[start of DATASET EXTRACT]

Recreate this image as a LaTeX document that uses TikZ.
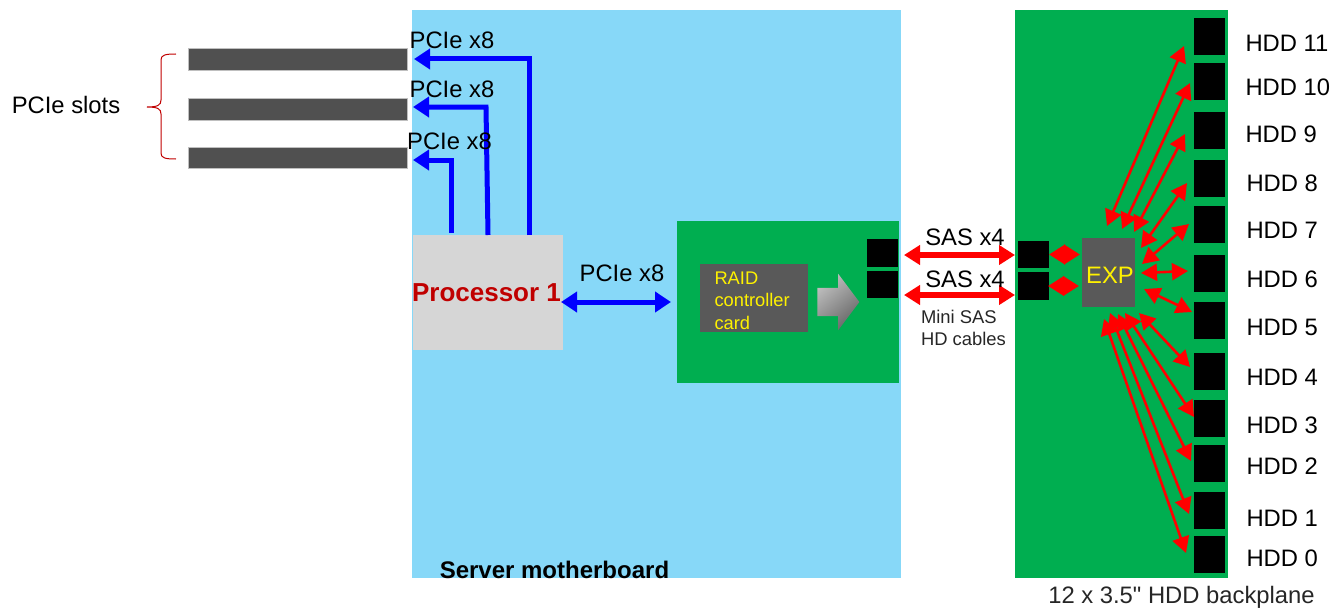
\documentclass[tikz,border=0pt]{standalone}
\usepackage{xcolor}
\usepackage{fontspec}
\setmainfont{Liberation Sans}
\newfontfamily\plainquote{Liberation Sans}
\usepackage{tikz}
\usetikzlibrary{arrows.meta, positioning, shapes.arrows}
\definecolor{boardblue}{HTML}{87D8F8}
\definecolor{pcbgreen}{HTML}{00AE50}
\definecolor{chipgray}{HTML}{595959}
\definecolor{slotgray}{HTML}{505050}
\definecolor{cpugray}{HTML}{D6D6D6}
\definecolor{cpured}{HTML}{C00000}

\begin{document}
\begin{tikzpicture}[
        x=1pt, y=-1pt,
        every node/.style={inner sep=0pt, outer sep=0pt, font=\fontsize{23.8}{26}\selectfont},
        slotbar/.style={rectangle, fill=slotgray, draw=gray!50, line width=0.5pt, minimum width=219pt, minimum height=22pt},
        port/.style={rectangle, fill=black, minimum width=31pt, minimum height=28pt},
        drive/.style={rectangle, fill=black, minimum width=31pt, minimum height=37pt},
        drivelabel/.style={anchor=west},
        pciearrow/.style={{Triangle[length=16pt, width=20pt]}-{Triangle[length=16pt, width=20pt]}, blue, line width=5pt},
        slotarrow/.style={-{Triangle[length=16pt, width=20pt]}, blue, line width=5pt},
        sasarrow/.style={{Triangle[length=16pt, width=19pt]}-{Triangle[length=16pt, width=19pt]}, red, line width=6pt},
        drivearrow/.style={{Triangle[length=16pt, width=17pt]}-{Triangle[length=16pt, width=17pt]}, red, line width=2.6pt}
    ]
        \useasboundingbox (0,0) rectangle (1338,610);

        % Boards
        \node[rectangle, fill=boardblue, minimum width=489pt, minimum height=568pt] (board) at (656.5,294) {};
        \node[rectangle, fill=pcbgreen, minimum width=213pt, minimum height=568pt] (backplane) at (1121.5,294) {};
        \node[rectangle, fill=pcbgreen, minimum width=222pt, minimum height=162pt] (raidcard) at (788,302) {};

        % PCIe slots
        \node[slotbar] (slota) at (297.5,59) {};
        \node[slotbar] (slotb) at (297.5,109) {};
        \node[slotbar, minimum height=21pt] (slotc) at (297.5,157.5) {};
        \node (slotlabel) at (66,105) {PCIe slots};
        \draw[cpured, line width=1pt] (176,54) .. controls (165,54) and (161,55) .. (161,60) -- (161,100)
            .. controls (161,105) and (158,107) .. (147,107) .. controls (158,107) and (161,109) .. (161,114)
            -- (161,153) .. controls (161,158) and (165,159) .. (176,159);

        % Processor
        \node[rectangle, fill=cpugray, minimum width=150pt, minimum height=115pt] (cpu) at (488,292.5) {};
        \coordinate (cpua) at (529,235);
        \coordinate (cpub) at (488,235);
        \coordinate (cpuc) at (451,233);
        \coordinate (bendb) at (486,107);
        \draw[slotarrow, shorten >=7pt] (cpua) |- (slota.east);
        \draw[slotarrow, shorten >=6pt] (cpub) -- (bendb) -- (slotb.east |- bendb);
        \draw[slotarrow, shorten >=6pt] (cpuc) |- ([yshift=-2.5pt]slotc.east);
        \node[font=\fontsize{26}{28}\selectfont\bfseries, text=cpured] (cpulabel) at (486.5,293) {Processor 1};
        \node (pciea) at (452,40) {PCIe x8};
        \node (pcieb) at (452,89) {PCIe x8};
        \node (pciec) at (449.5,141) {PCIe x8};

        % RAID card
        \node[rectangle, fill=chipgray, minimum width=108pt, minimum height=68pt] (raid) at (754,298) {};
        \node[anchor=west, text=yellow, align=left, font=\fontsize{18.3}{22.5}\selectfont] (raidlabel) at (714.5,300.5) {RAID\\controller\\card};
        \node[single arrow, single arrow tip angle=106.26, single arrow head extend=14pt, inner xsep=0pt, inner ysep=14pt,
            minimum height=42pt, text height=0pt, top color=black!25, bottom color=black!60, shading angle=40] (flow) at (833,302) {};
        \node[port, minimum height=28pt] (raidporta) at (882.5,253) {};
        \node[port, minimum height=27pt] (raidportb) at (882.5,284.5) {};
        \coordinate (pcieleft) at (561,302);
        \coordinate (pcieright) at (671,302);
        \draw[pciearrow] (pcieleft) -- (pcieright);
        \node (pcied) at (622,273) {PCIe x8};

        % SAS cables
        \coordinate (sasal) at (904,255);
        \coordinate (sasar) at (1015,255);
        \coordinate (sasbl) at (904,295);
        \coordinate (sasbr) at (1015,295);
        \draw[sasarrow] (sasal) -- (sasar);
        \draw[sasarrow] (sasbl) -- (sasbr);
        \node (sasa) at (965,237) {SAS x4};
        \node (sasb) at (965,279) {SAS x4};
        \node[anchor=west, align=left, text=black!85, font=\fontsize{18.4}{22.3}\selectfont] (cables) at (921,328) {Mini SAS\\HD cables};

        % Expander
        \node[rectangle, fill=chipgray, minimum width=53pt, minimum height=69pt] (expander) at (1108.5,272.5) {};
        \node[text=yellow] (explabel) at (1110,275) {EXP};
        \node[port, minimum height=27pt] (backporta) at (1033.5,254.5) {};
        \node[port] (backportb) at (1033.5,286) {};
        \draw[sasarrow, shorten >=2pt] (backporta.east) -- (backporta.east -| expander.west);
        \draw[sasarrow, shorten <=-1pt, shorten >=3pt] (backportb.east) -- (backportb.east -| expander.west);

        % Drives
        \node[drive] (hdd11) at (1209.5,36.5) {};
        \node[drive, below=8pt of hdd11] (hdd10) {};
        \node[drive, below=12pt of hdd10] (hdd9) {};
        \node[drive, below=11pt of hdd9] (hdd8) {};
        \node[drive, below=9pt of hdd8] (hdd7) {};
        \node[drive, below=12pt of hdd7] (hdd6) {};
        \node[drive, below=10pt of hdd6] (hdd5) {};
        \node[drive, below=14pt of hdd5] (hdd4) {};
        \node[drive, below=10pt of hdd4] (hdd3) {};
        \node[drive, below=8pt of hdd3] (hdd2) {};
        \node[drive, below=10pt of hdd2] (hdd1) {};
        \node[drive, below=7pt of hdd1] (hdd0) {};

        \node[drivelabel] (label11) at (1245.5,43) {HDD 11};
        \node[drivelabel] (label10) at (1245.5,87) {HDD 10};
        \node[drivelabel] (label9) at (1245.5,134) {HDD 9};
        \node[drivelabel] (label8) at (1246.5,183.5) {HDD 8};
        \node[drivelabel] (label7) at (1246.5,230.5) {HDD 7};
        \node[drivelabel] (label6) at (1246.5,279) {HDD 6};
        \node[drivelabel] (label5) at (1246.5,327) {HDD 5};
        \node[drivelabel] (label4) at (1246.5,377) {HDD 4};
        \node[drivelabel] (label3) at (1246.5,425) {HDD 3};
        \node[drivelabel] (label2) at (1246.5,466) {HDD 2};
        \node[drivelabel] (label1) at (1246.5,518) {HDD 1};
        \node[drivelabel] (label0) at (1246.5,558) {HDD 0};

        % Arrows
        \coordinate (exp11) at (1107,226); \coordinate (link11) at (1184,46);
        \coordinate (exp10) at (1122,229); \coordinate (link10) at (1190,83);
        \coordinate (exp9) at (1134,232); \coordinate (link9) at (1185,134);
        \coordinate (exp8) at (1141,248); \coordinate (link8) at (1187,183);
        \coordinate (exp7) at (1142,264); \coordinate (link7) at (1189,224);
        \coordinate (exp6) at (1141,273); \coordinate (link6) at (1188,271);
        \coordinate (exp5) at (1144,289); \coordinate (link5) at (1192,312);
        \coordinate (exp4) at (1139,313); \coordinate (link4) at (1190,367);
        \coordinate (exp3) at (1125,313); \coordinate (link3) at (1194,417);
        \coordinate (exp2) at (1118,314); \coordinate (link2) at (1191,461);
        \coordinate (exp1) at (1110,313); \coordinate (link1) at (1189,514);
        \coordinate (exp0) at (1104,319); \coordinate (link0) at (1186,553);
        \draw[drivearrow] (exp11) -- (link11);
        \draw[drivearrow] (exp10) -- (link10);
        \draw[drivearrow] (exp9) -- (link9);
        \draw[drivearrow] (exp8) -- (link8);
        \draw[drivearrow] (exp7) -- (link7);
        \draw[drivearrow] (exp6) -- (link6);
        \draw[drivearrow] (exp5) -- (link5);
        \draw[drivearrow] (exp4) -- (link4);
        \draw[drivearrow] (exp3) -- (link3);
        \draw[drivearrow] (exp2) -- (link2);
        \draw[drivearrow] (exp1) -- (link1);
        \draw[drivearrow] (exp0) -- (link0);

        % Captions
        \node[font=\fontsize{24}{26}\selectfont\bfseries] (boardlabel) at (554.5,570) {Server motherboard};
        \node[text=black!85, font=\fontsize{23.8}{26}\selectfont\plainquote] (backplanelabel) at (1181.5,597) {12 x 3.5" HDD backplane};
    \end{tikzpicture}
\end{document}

[end of DATASET EXTRACT]

Copy nothing but the lines from the first one in the listing through the line with "minimum width=222pt, minimum", and omit the pictures.

▸ **TASK RESULT**
Recreate this image as a LaTeX document that uses TikZ.
\documentclass[tikz,border=0pt]{standalone}
\usepackage{xcolor}
\usepackage{fontspec}
\setmainfont{Liberation Sans}
\newfontfamily\plainquote{Liberation Sans}
\usepackage{tikz}
\usetikzlibrary{arrows.meta, positioning, shapes.arrows}
\definecolor{boardblue}{HTML}{87D8F8}
\definecolor{pcbgreen}{HTML}{00AE50}
\definecolor{chipgray}{HTML}{595959}
\definecolor{slotgray}{HTML}{505050}
\definecolor{cpugray}{HTML}{D6D6D6}
\definecolor{cpured}{HTML}{C00000}

\begin{document}
\begin{tikzpicture}[
        x=1pt, y=-1pt,
        every node/.style={inner sep=0pt, outer sep=0pt, font=\fontsize{23.8}{26}\selectfont},
        slotbar/.style={rectangle, fill=slotgray, draw=gray!50, line width=0.5pt, minimum width=219pt, minimum height=22pt},
        port/.style={rectangle, fill=black, minimum width=31pt, minimum height=28pt},
        drive/.style={rectangle, fill=black, minimum width=31pt, minimum height=37pt},
        drivelabel/.style={anchor=west},
        pciearrow/.style={{Triangle[length=16pt, width=20pt]}-{Triangle[length=16pt, width=20pt]}, blue, line width=5pt},
        slotarrow/.style={-{Triangle[length=16pt, width=20pt]}, blue, line width=5pt},
        sasarrow/.style={{Triangle[length=16pt, width=19pt]}-{Triangle[length=16pt, width=19pt]}, red, line width=6pt},
        drivearrow/.style={{Triangle[length=16pt, width=17pt]}-{Triangle[length=16pt, width=17pt]}, red, line width=2.6pt}
    ]
        \useasboundingbox (0,0) rectangle (1338,610);

        % Boards
        \node[rectangle, fill=boardblue, minimum width=489pt, minimum height=568pt] (board) at (656.5,294) {};
        \node[rectangle, fill=pcbgreen, minimum width=213pt, minimum height=568pt] (backplane) at (1121.5,294) {};
        \node[rectangle, fill=pcbgreen, minimum width=222pt, minimum height=162pt] (raidcard) at (788,302) {};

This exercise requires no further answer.